The foreign workforce excluding domestic helpers increased by 34,100 in the first six months of 2012 to 1.03 million, compared with a 79,800 gain for all of 2011, according to the Ministry of Manpower. Unit labor costs will probably rise 4 percent to 5 percent this year and 3 percent to 4 percent in 2013, the central bank said. It climbed 3.4 percent in 2011.

“Businesses are constantly complaining about a shortage of workers, and inflation and wage pressures are building,” said Chua Hak Bin, an economist at Bank of America. “Singapore is sacrificing opportunities and the costs would be larger when the world economy booms again.”

The economy would add about 36,000 more jobs this year than it is currently creating if the government accommodates employers’ demands for more overseas workers, Chua estimates.

The government is encouraging companies to turn to locals to fill the gap. Finance Minister Tharman Shanmugaratnam said in February the government will partially reimburse businesses for older Singaporean workers on their payrolls.

Wooing Women

Singapore is subsidizing training for workers to upgrade their skills and make them more productive. It has also urged companies to implement flexible arrangements to encourage those approaching retirement age to stay at their jobs and entice women with families to rejoin the labor market.

The resident unemployment rate was 2.8 percent as of September, matching the lowest level since 2007. Sixty percent of residents who were retrenched in the first quarter found jobs by the end of the second, compared with 50 percent in the previous period, the Manpower Ministry said in September.

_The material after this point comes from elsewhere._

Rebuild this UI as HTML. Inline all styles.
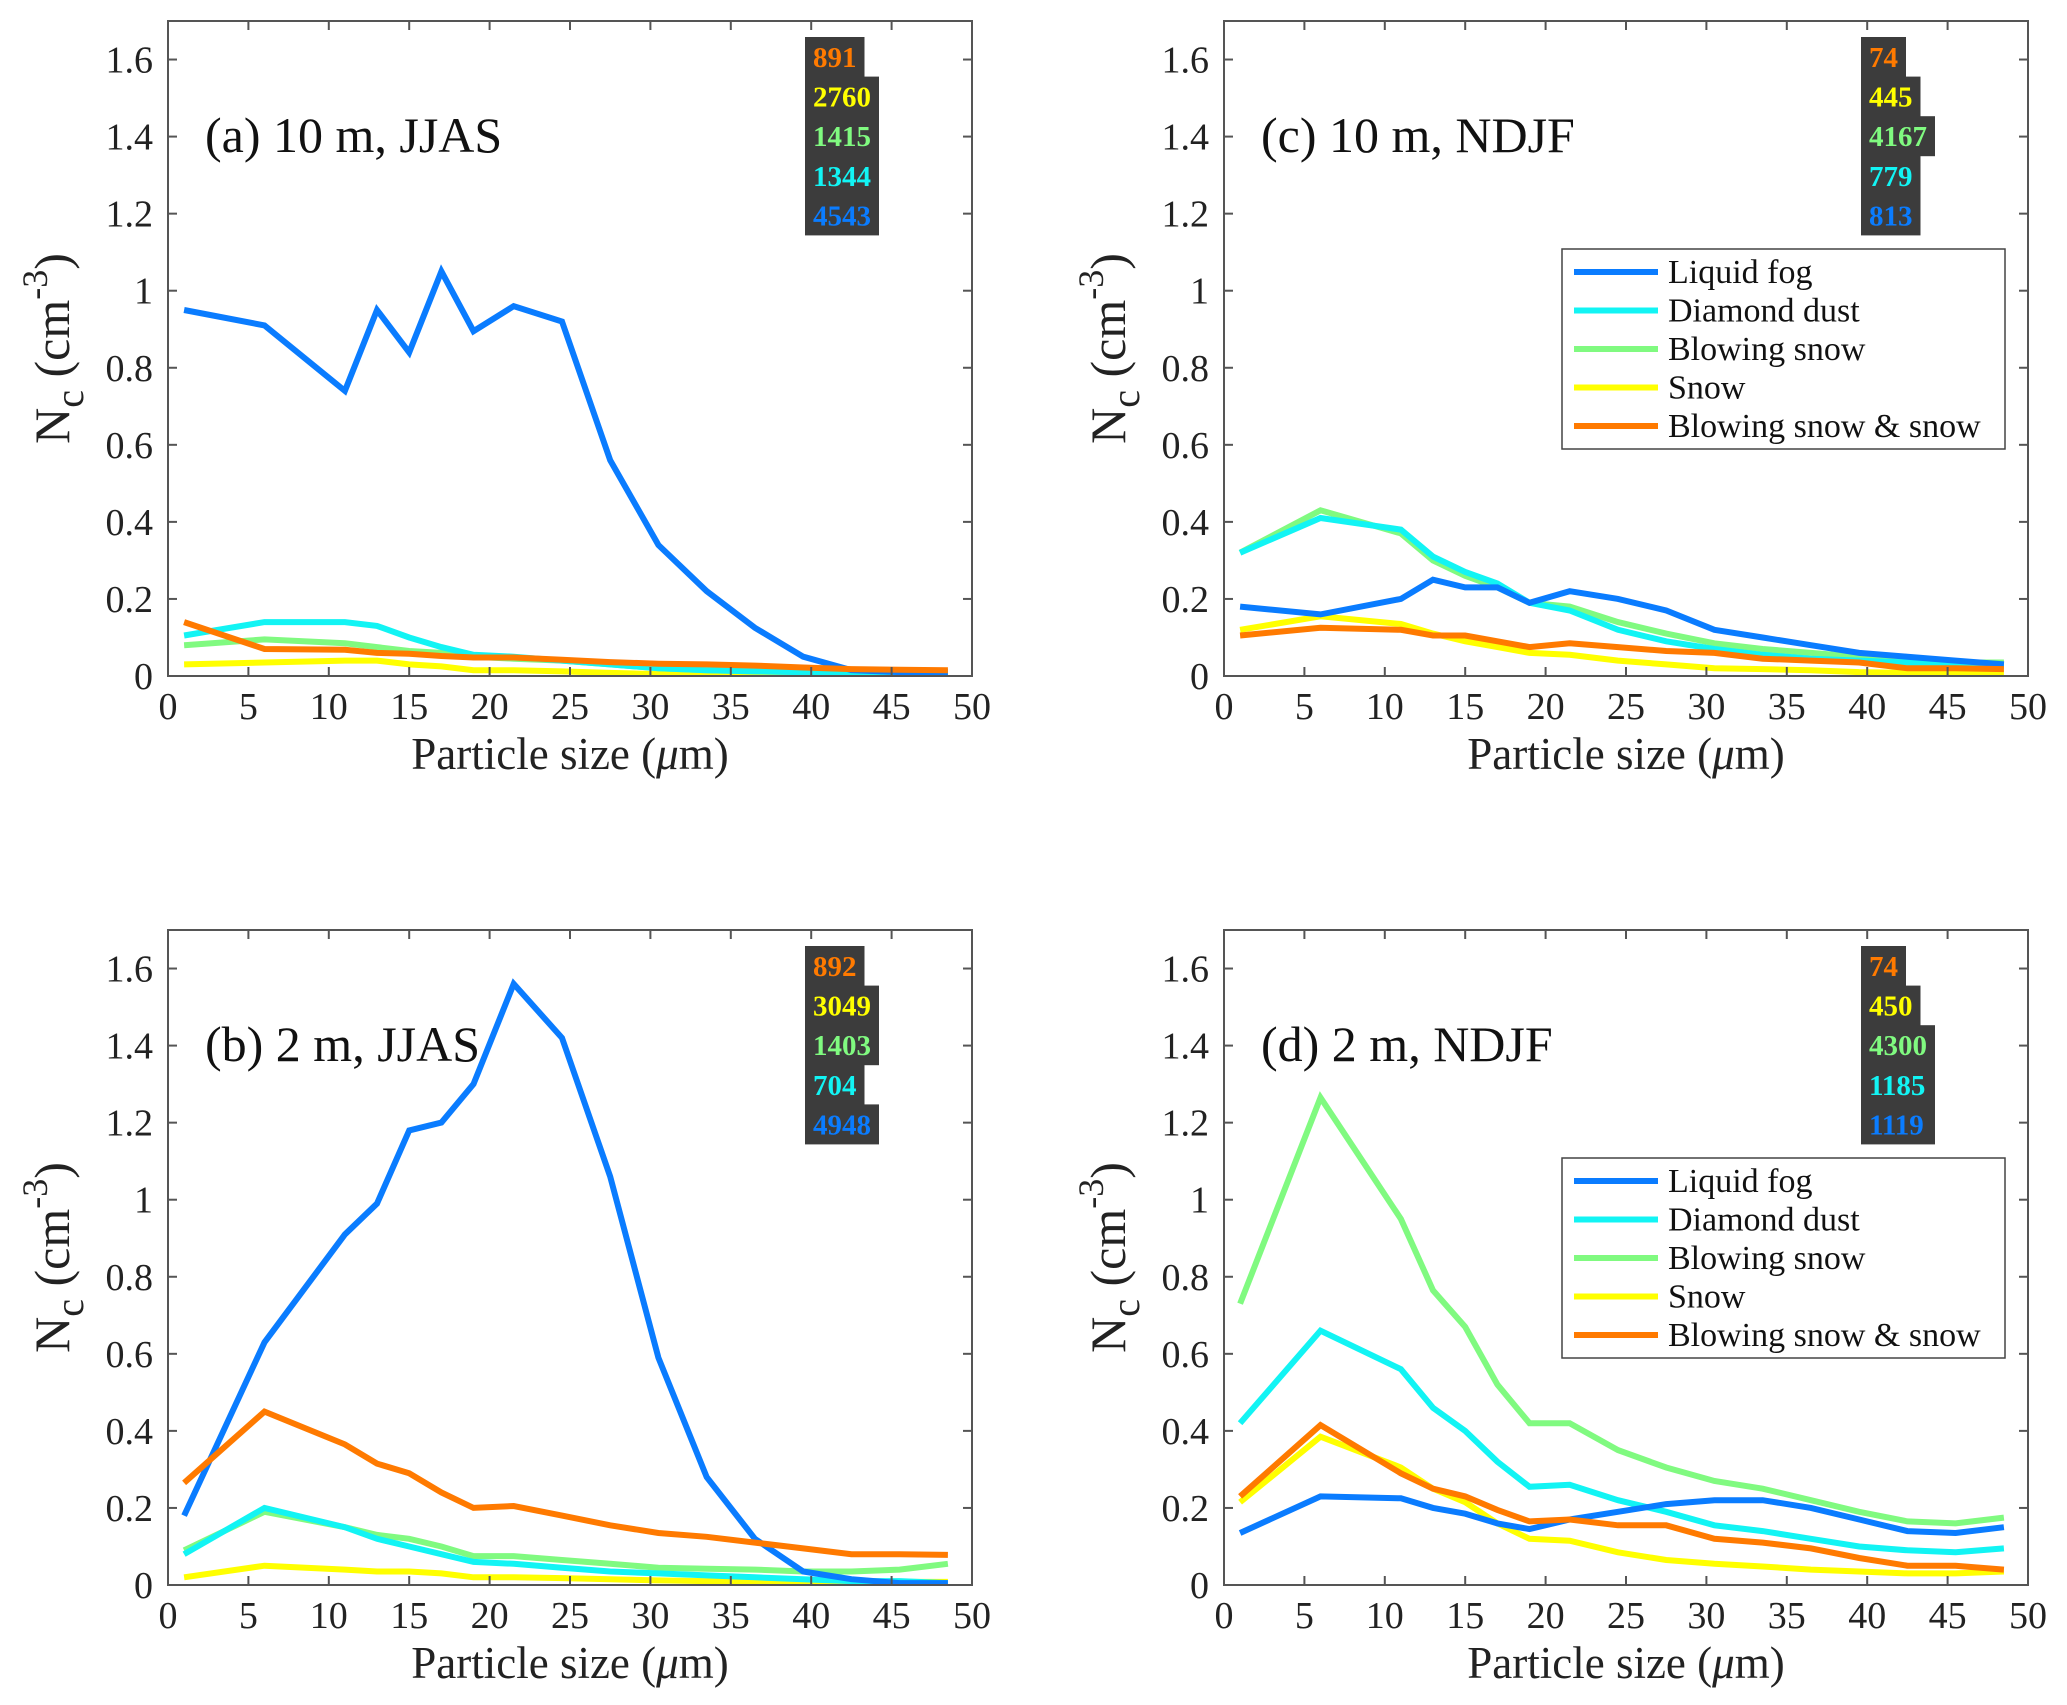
<!DOCTYPE html>
<html><head><meta charset="utf-8">
<style>
html,body{margin:0;padding:0;background:#fff;}
svg, svg text{font-family:"Liberation Serif","Times New Roman",serif;}
svg{display:block;}
</style></head>
<body>
<svg id="fig" width="2067" height="1705" viewBox="0 0 2067 1705" font-family="'Liberation Serif', 'Times New Roman', serif"></svg>
<script>
const sizes = [1, 6, 11, 13, 15, 17, 19, 21.5, 24.5, 27.5, 30.5, 33.5, 36.5, 39.5, 42.5, 45.5, 48.5];
const xTicks = [0, 5, 10, 15, 20, 25, 30, 35, 40, 45, 50];
const yTicks = [0, 0.2, 0.4, 0.6, 0.8, 1, 1.2, 1.4, 1.6];
const yTickLabels = ["0", "0.2", "0.4", "0.6", "0.8", "1", "1.2", "1.4", "1.6"];
const seriesNames = ["Liquid fog", "Diamond dust", "Blowing snow", "Snow", "Blowing snow & snow"];
const seriesColors = ["#0a7cff", "#12f4f4", "#80fa80", "#ffff00", "#ff7a00"];

const aFog   = [0.95,0.91,0.74,0.95,0.84,1.05,0.895,0.96,0.92,0.56,0.34,0.22,0.125,0.05,0.015,0.01,0.01];
const aDust  = [0.105,0.14,0.14,0.13,0.10,0.075,0.055,0.05,0.04,0.03,0.02,0.015,0.012,0.01,0.008,0.006,0.005];
const aBlow  = [0.08,0.095,0.085,0.075,0.065,0.06,0.05,0.045,0.04,0.03,0.02,0.015,0.012,0.01,0.01,0.01,0.01];
const aSnow  = [0.03,0.035,0.04,0.04,0.03,0.025,0.015,0.015,0.012,0.008,0.005,0.005,0.005,0.003,0.003,0.003,0.003];
const aBoth  = [0.14,0.07,0.068,0.06,0.058,0.052,0.048,0.048,0.042,0.036,0.032,0.03,0.027,0.022,0.018,0.016,0.015];

const bFog   = [0.18,0.63,0.91,0.99,1.18,1.20,1.30,1.56,1.42,1.06,0.59,0.28,0.12,0.035,0.015,0.005,0.005];
const bDust  = [0.08,0.20,0.15,0.12,0.10,0.08,0.06,0.055,0.045,0.035,0.03,0.025,0.02,0.015,0.01,0.01,0.005];
const bBlow  = [0.09,0.19,0.15,0.13,0.12,0.10,0.075,0.075,0.065,0.055,0.045,0.042,0.04,0.035,0.035,0.04,0.055];
const bSnow  = [0.02,0.05,0.04,0.035,0.035,0.03,0.02,0.02,0.018,0.015,0.012,0.01,0.01,0.008,0.008,0.008,0.008];
const bBoth  = [0.265,0.45,0.365,0.315,0.29,0.24,0.20,0.205,0.18,0.155,0.135,0.125,0.11,0.095,0.08,0.08,0.078];

const cFog   = [0.18,0.16,0.20,0.25,0.23,0.23,0.19,0.22,0.20,0.17,0.12,0.10,0.08,0.06,0.05,0.04,0.03];
const cDust  = [0.32,0.41,0.38,0.31,0.27,0.24,0.19,0.17,0.12,0.09,0.07,0.055,0.045,0.04,0.035,0.03,0.025];
const cBlow  = [0.32,0.43,0.37,0.30,0.26,0.23,0.19,0.18,0.14,0.11,0.085,0.07,0.06,0.05,0.04,0.035,0.035];
const cSnow  = [0.12,0.155,0.135,0.11,0.09,0.075,0.06,0.055,0.04,0.03,0.02,0.018,0.015,0.01,0.008,0.008,0.008];
const cBoth  = [0.105,0.125,0.12,0.105,0.105,0.09,0.075,0.085,0.075,0.065,0.06,0.045,0.04,0.035,0.02,0.02,0.018];

const dFog   = [0.135,0.23,0.225,0.20,0.185,0.16,0.145,0.17,0.19,0.21,0.22,0.22,0.20,0.17,0.14,0.135,0.15];
const dDust  = [0.42,0.66,0.56,0.46,0.40,0.32,0.255,0.26,0.22,0.19,0.155,0.14,0.12,0.10,0.09,0.085,0.095];
const dBlow  = [0.73,1.265,0.95,0.765,0.67,0.52,0.42,0.42,0.35,0.305,0.27,0.25,0.22,0.19,0.165,0.16,0.175];
const dSnow  = [0.215,0.385,0.305,0.25,0.215,0.16,0.12,0.115,0.085,0.065,0.055,0.048,0.04,0.035,0.03,0.03,0.035];
const dBoth  = [0.23,0.415,0.29,0.25,0.23,0.195,0.165,0.17,0.155,0.155,0.12,0.11,0.095,0.07,0.05,0.05,0.04];

const aCounts = [891, 2760, 1415, 1344, 4543];
const bCounts = [892, 3049, 1403, 704, 4948];
const cCounts = [74, 445, 4167, 779, 813];
const dCounts = [74, 450, 4300, 1185, 1119];

const panels = [
  {id:"a", title:"(a) 10 m, JJAS", left:168, top:21, series:[aFog,aDust,aBlow,aSnow,aBoth], counts:aCounts, legend:false},
  {id:"c", title:"(c) 10 m, NDJF", left:1224, top:21, series:[cFog,cDust,cBlow,cSnow,cBoth], counts:cCounts, legend:true},
  {id:"b", title:"(b) 2 m, JJAS", left:168, top:930, series:[bFog,bDust,bBlow,bSnow,bBoth], counts:bCounts, legend:false},
  {id:"d", title:"(d) 2 m, NDJF", left:1224, top:930, series:[dFog,dDust,dBlow,dSnow,dBoth], counts:dCounts, legend:true}
];
const W = 804, H = 655, XMAX = 50, YMAX = 1.7;
const FONT = "'Liberation Serif', 'Times New Roman', serif";
const NS = "http://www.w3.org/2000/svg";
const svg = document.getElementById("fig");
function mk(tag, attrs, parent){ const e=document.createElementNS(NS,tag); for(const k in attrs) e.setAttribute(k,attrs[k]); if(tag==="text") e.setAttribute("font-family",FONT); (parent||svg).appendChild(e); return e; }

panels.forEach(p=>{
  const g = mk("g",{});
  
  
  const xs = v => p.left + v/XMAX*W;
  const ys = v => p.top + H - v/YMAX*H;
  const cid = "clip"+p.id;
  const cp = mk("clipPath",{id:cid},g); mk("rect",{x:p.left,y:p.top,width:W,height:H},cp);
  const order = [3,2,1,0,4];
  order.forEach(i=>{
    const pts = sizes.map((s,k)=>xs(s).toFixed(1)+","+ys(p.series[i][k]).toFixed(1)).join(" ");
    const pl = mk("polyline",{points:pts,fill:"none",stroke:seriesColors[i],"stroke-width":6,"stroke-linejoin":"miter","clip-path":"url(#"+cid+")"},g);
    
    
  });
  const box = mk("rect",{x:p.left,y:p.top,width:W,height:H,fill:"none",stroke:"#555","stroke-width":2},g);
  
  
  xTicks.forEach(t=>{
    const x = xs(t);
    mk("line",{x1:x,y1:p.top+H,x2:x,y2:p.top+H-9,stroke:"#555","stroke-width":2},g);
    mk("line",{x1:x,y1:p.top,x2:x,y2:p.top+9,stroke:"#555","stroke-width":2},g);
    const tx = mk("text",{x:x,y:p.top+H+43,"font-size":38,"text-anchor":"middle",fill:"#222"},g);
    tx.textContent = t;
    
    
  });
  yTicks.forEach((t,i)=>{
    const y = ys(t);
    mk("line",{x1:p.left,y1:y,x2:p.left+9,y2:y,stroke:"#555","stroke-width":2},g);
    mk("line",{x1:p.left+W,y1:y,x2:p.left+W-9,y2:y,stroke:"#555","stroke-width":2},g);
    const ty = mk("text",{x:p.left-15,y:y+13,"font-size":38,"text-anchor":"end",fill:"#222"},g);
    ty.textContent = yTickLabels[i];
    
    
  });
  const xl = mk("text",{x:p.left+W/2,y:p.top+H+93,"font-size":45,"text-anchor":"middle",fill:"#222"},g);
  xl.innerHTML = 'Particle size (<tspan font-style="italic">μ</tspan>m)';
  
  
  const yl = mk("text",{transform:"translate("+(p.left-99)+","+(p.top+H/2)+") rotate(-90)","font-size":50,"text-anchor":"middle",fill:"#222"},g);
  yl.innerHTML = 'N<tspan dy="14" font-size="40">c</tspan><tspan dy="-14"> (cm</tspan><tspan dy="-22" font-size="36">-3</tspan><tspan dy="22">)</tspan>';
  
  
  const tt = mk("text",{x:p.left+37,y:p.top+131,"font-size":50,fill:"#111"},g);
  tt.textContent = p.title;
  
  
  const cOrder = [4,3,2,1,0];
  const cg = mk("g",{},g);
  
  
  const bx = p.left+637, by0 = p.top+16;
  p.counts.forEach((c,r)=>{
    const s = String(c);
    const w = 14.5*s.length+16;
    mk("rect",{x:bx,y:by0+r*39.6,width:w,height:40,fill:"#3c3c3c"},cg);
    const ct = mk("text",{x:bx+8,y:by0+r*39.6+30,"font-size":29,"font-weight":"bold",fill:seriesColors[cOrder[r]]},cg);
    ct.textContent = s;
    
    
  });
  if(p.legend){
    const lg = mk("g",{},g);
    
    
    const lx = p.left+338, ly = p.top+228;
    mk("rect",{x:lx,y:ly,width:443,height:200,fill:"#fff",stroke:"#444","stroke-width":1.5},lg);
    seriesNames.forEach((n,i)=>{
      const yy = ly+23+i*38.5;
      mk("line",{x1:lx+12,y1:yy,x2:lx+96,y2:yy,stroke:seriesColors[i],"stroke-width":6},lg);
      const lt = mk("text",{x:lx+106,y:yy+11,"font-size":34,fill:"#111"},lg);
      lt.textContent = n;
      
      
    });
  }
});
</script>
</body></html>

“The resident labor force participation rate has likely reached a record high in 2012 and there is probably limited scope for it to rise much further in the short term,” the central bank said this week. “Demand for low and mid-skilled workers will run up against a number of supply-side constraints.”

Risky Strategy?

The government is persisting with its policy shift as it seeks to meet the goal it set in 2010 to at least double its productivity growth to between 2 percent and 3 percent annually until the end of this decade. In an interview with the Straits Times newspaper published last week, acting Minister for Manpower Tan Chuan-Jin signaled new areas his ministry will next target for tightening.

“The government is strenuously telling us there is no turning back,” said Kurt Wee, a vice president at the Association of Small and Medium Enterprises. “We have told the government they’re running a high-risk strategy that will eventually lead to higher prices for consumers and higher living costs. Policy has been pushed beyond what it should be and it’s getting vicious out there.”

Combined with the weakening growth outlook, the labor squeeze is set to crimp employment creation. A survey of 141 companies conducted in September by the Singapore Human Resources Institute and Remuneration Data Specialists Pte showed only 56 percent plan to hire next year. Job growth may halve to about 2 percent annually in the coming years, the Straits Times said today, citing Lim Swee Say, secretary-general of the National Trades Union Congress and a cabinet minister.

Chan of Pine Garden’s Cake calls the government’s actions a “horrible recipe.” His labor costs climbed to the equivalent of as much as 35 percent of sales from under 30 percent less than a year ago.

“When you have a piece of sugarcane and you continue squeezing it, by the end of it, you’ll have nothing left to squeeze,” he said. “That’s exactly how I would describe the situation in Singapore.”